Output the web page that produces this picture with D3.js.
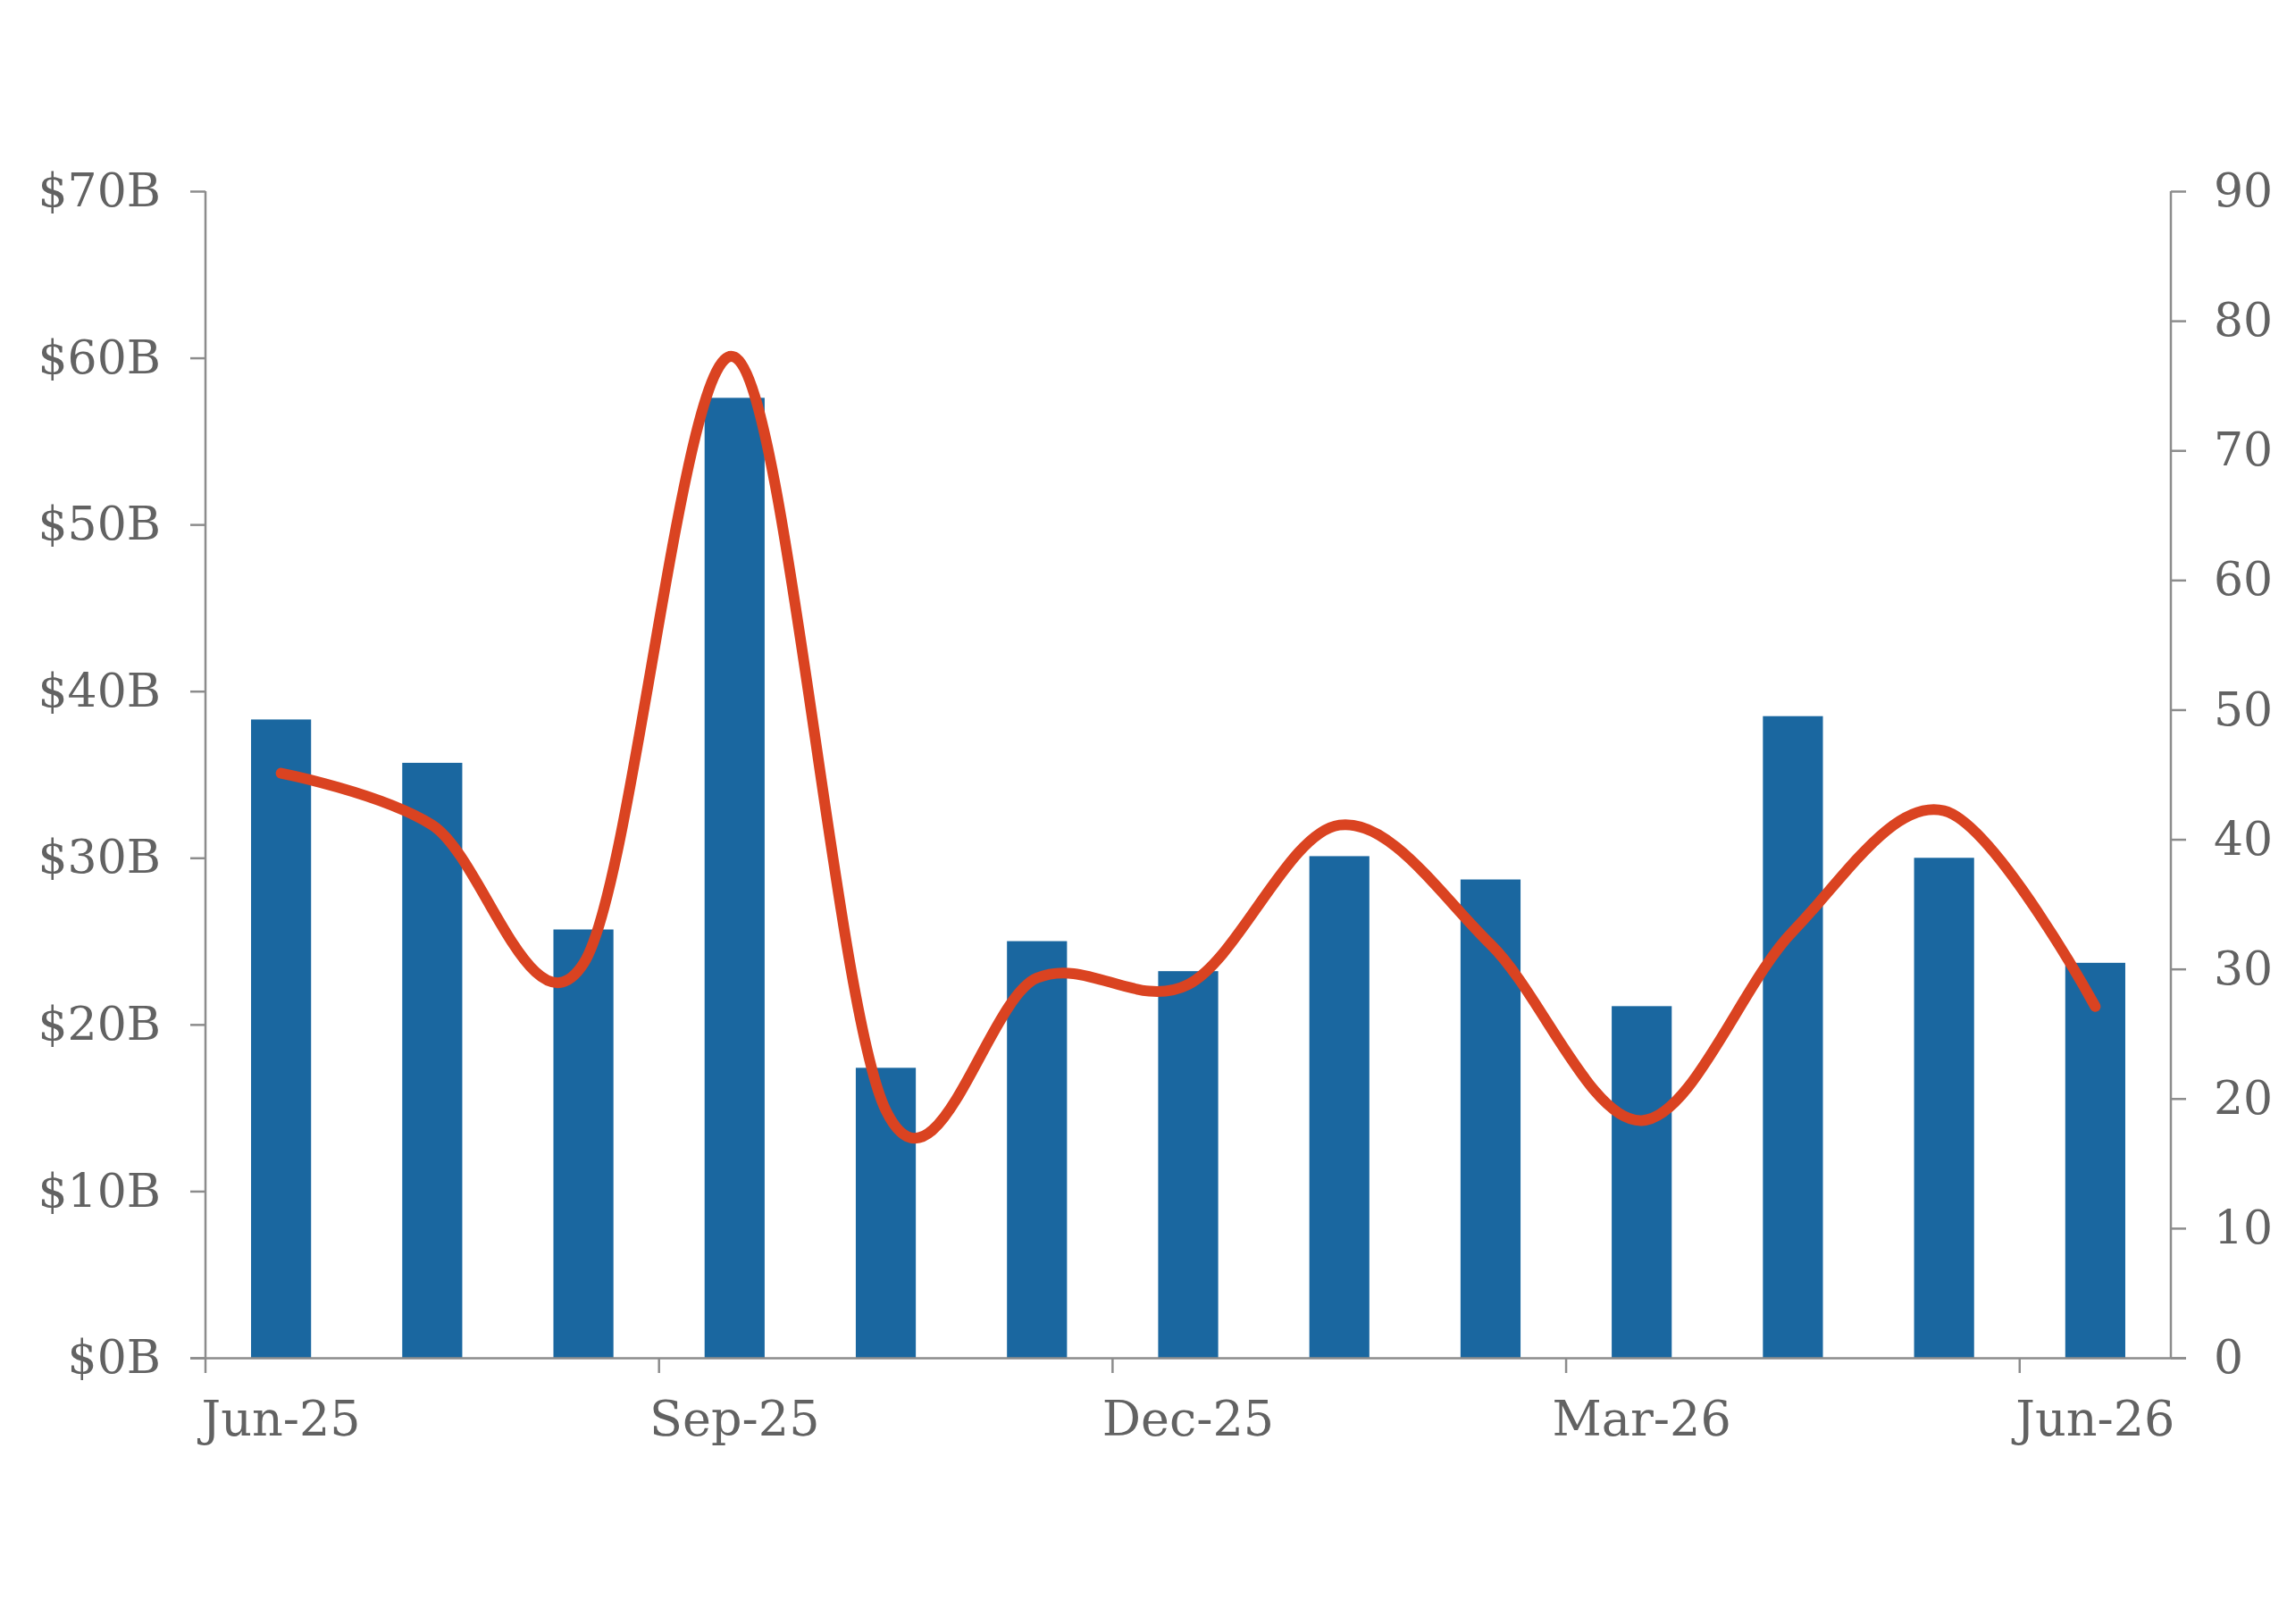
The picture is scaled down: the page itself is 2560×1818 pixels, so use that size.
<!DOCTYPE html>
<html>
<head>
<meta charset="utf-8">
<script src="https://cdn.jsdelivr.net/npm/d3@7"></script>
<style>
  html, body { margin: 0; padding: 0; background: #ffffff; }
  svg { display: block; }
</style>
</head>
<body>
<div id="chart"></div>
<script>
// ---- data ----
const months = ["Jun-25","Jul-25","Aug-25","Sep-25","Oct-25","Nov-25","Dec-25","Jan-26","Feb-26","Mar-26","Apr-26","May-26","Jun-26"];
const barValues = [38.3, 35.7, 25.7, 57.6, 17.4, 25.0, 23.2, 30.1, 28.7, 21.1, 38.5, 30.0, 23.7]; // $B, left axis
const lineValues = [45.1, 41.1, 30.4, 77.2, 19.1, 29.3, 28.8, 41.1, 31.9, 18.3, 32.9, 42.2, 27.1]; // right axis
const xTickLabels = ["Jun-25","Sep-25","Dec-25","Mar-26","Jun-26"];
const leftTicks = [0,10,20,30,40,50,60,70];
const rightTicks = [0,10,20,30,40,50,60,70,80,90];

// ---- layout ----
const W = 2560, H = 1818;
const plot = { left: 230, right: 2430, top: 214, bottom: 1520 };
const font = "'DejaVu Serif', Georgia, serif";
const textColor = "#626262";
const axisColor = "#8c8c8c";

const svg = d3.select("#chart").append("svg").attr("width", W).attr("height", H);

const xStep = d3.scaleBand().domain(months).range([plot.left, plot.right]).padding(0);
const yL = d3.scaleLinear().domain([0, 70]).range([plot.bottom, plot.top]);
const yR = d3.scaleLinear().domain([0, 90]).range([plot.bottom, plot.top]);
const barW = xStep.bandwidth() * 0.397;

// bars
svg.append("g").selectAll("rect").data(months).join("rect")
  .attr("x", d => xStep(d) + xStep.bandwidth()/2 - barW/2)
  .attr("width", barW)
  .attr("y", (d,i) => yL(barValues[i]))
  .attr("height", (d,i) => yL(0) - yL(barValues[i]))
  .attr("fill", "#1a67a0");

// left axis
const gL = svg.append("g").attr("transform", `translate(${plot.left},0)`)
  .call(d3.axisLeft(yL).tickValues(leftTicks).tickSize(17).tickPadding(33).tickFormat(d => "$" + d + "B"));
// right axis
const gR = svg.append("g").attr("transform", `translate(${plot.right},0)`)
  .call(d3.axisRight(yR).tickValues(rightTicks).tickSize(17).tickPadding(31).tickFormat(d => d));
// bottom axis: ticks at band starts
const gB = svg.append("g").attr("transform", `translate(0,${plot.bottom})`)
  .call(d3.axisBottom(xStep).tickValues(xTickLabels).tickSize(17).tickFormat(""));
gB.selectAll(".tick").attr("transform", d => `translate(${xStep(d)},0)`);
gB.select(".domain").attr("d", `M${plot.left - 17},0.5H${plot.right + 17}`);

[gL, gR, gB].forEach(g => {
  g.select(".domain").attr("stroke", axisColor).attr("stroke-width", 2.5);
  g.selectAll(".tick line").attr("stroke", axisColor).attr("stroke-width", 2.5);
  g.selectAll(".tick text").attr("fill", textColor).attr("font-family", font).attr("font-size", 52);
});
gL.select(".domain").attr("d", `M0,${plot.bottom}V${plot.top}`);
gR.select(".domain").attr("d", `M0,${plot.bottom}V${plot.top}`);

// x labels at band centers
svg.append("g").selectAll("text").data(xTickLabels).join("text")
  .attr("x", d => xStep(d) + xStep.bandwidth()/2)
  .attr("y", 1607)
  .attr("text-anchor", "middle")
  .attr("fill", textColor)
  .attr("font-family", font)
  .attr("font-size", 54)
  .text(d => d);

// smooth line
const line = d3.line()
  .x((d,i) => xStep(months[i]) + xStep.bandwidth()/2)
  .y(d => yR(d))
  .curve(d3.curveCardinal.tension(0));
svg.append("path").datum(lineValues)
  .attr("d", line)
  .attr("fill", "none")
  .attr("stroke", "#da4321")
  .attr("stroke-width", 12)
  .attr("stroke-linecap", "round")
  .attr("stroke-linejoin", "round");
</script>
</body>
</html>
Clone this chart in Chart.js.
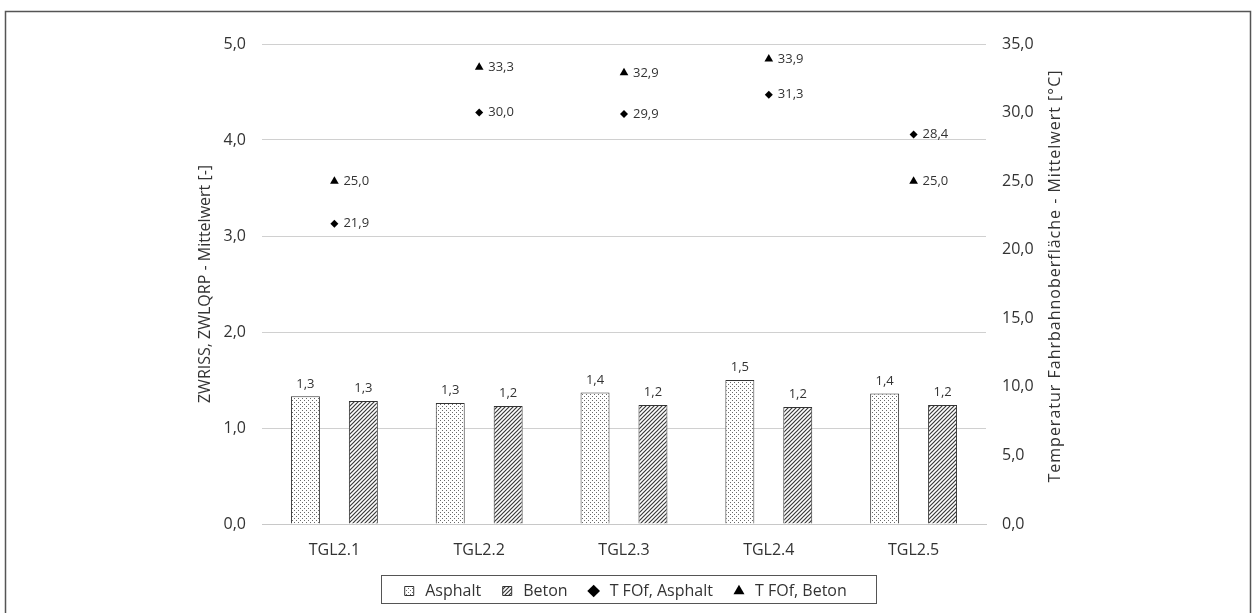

**OBJECTIVE**
Can the entries above be repeated exactly, without their pictures?

**EXPECTED ANSWER**
Output the web page that produces this picture with D3.js.
The picture is scaled down: the page itself is 2560×1818 pixels, so use that size.
<!DOCTYPE html>
<html>
<head>
<meta charset="utf-8">
<script src="https://cdn.jsdelivr.net/npm/d3@7"></script>
<style>
  html, body { margin: 0; padding: 0; background: #ffffff; }
  svg { display: block; }
</style>
</head>
<body>
<div id="chart"></div>
<script>
// ---- data ----
const months = ["Jun-25","Jul-25","Aug-25","Sep-25","Oct-25","Nov-25","Dec-25","Jan-26","Feb-26","Mar-26","Apr-26","May-26","Jun-26"];
const barValues = [38.3, 35.7, 25.7, 57.6, 17.4, 25.0, 23.2, 30.1, 28.7, 21.1, 38.5, 30.0, 23.7]; // $B, left axis
const lineValues = [45.1, 41.1, 30.4, 77.2, 19.1, 29.3, 28.8, 41.1, 31.9, 18.3, 32.9, 42.2, 27.1]; // right axis
const xTickLabels = ["Jun-25","Sep-25","Dec-25","Mar-26","Jun-26"];
const leftTicks = [0,10,20,30,40,50,60,70];
const rightTicks = [0,10,20,30,40,50,60,70,80,90];

// ---- layout ----
const W = 2560, H = 1818;
const plot = { left: 230, right: 2430, top: 214, bottom: 1520 };
const font = "'DejaVu Serif', Georgia, serif";
const textColor = "#626262";
const axisColor = "#8c8c8c";

const svg = d3.select("#chart").append("svg").attr("width", W).attr("height", H);

const xStep = d3.scaleBand().domain(months).range([plot.left, plot.right]).padding(0);
const yL = d3.scaleLinear().domain([0, 70]).range([plot.bottom, plot.top]);
const yR = d3.scaleLinear().domain([0, 90]).range([plot.bottom, plot.top]);
const barW = xStep.bandwidth() * 0.397;

// bars
svg.append("g").selectAll("rect").data(months).join("rect")
  .attr("x", d => xStep(d) + xStep.bandwidth()/2 - barW/2)
  .attr("width", barW)
  .attr("y", (d,i) => yL(barValues[i]))
  .attr("height", (d,i) => yL(0) - yL(barValues[i]))
  .attr("fill", "#1a67a0");

// left axis
const gL = svg.append("g").attr("transform", `translate(${plot.left},0)`)
  .call(d3.axisLeft(yL).tickValues(leftTicks).tickSize(17).tickPadding(33).tickFormat(d => "$" + d + "B"));
// right axis
const gR = svg.append("g").attr("transform", `translate(${plot.right},0)`)
  .call(d3.axisRight(yR).tickValues(rightTicks).tickSize(17).tickPadding(31).tickFormat(d => d));
// bottom axis: ticks at band starts
const gB = svg.append("g").attr("transform", `translate(0,${plot.bottom})`)
  .call(d3.axisBottom(xStep).tickValues(xTickLabels).tickSize(17).tickFormat(""));
gB.selectAll(".tick").attr("transform", d => `translate(${xStep(d)},0)`);
gB.select(".domain").attr("d", `M${plot.left - 17},0.5H${plot.right + 17}`);

[gL, gR, gB].forEach(g => {
  g.select(".domain").attr("stroke", axisColor).attr("stroke-width", 2.5);
  g.selectAll(".tick line").attr("stroke", axisColor).attr("stroke-width", 2.5);
  g.selectAll(".tick text").attr("fill", textColor).attr("font-family", font).attr("font-size", 52);
});
gL.select(".domain").attr("d", `M0,${plot.bottom}V${plot.top}`);
gR.select(".domain").attr("d", `M0,${plot.bottom}V${plot.top}`);

// x labels at band centers
svg.append("g").selectAll("text").data(xTickLabels).join("text")
  .attr("x", d => xStep(d) + xStep.bandwidth()/2)
  .attr("y", 1607)
  .attr("text-anchor", "middle")
  .attr("fill", textColor)
  .attr("font-family", font)
  .attr("font-size", 54)
  .text(d => d);

// smooth line
const line = d3.line()
  .x((d,i) => xStep(months[i]) + xStep.bandwidth()/2)
  .y(d => yR(d))
  .curve(d3.curveCardinal.tension(0));
svg.append("path").datum(lineValues)
  .attr("d", line)
  .attr("fill", "none")
  .attr("stroke", "#da4321")
  .attr("stroke-width", 12)
  .attr("stroke-linecap", "round")
  .attr("stroke-linejoin", "round");
</script>
</body>
</html>
Clone this chart in Chart.js.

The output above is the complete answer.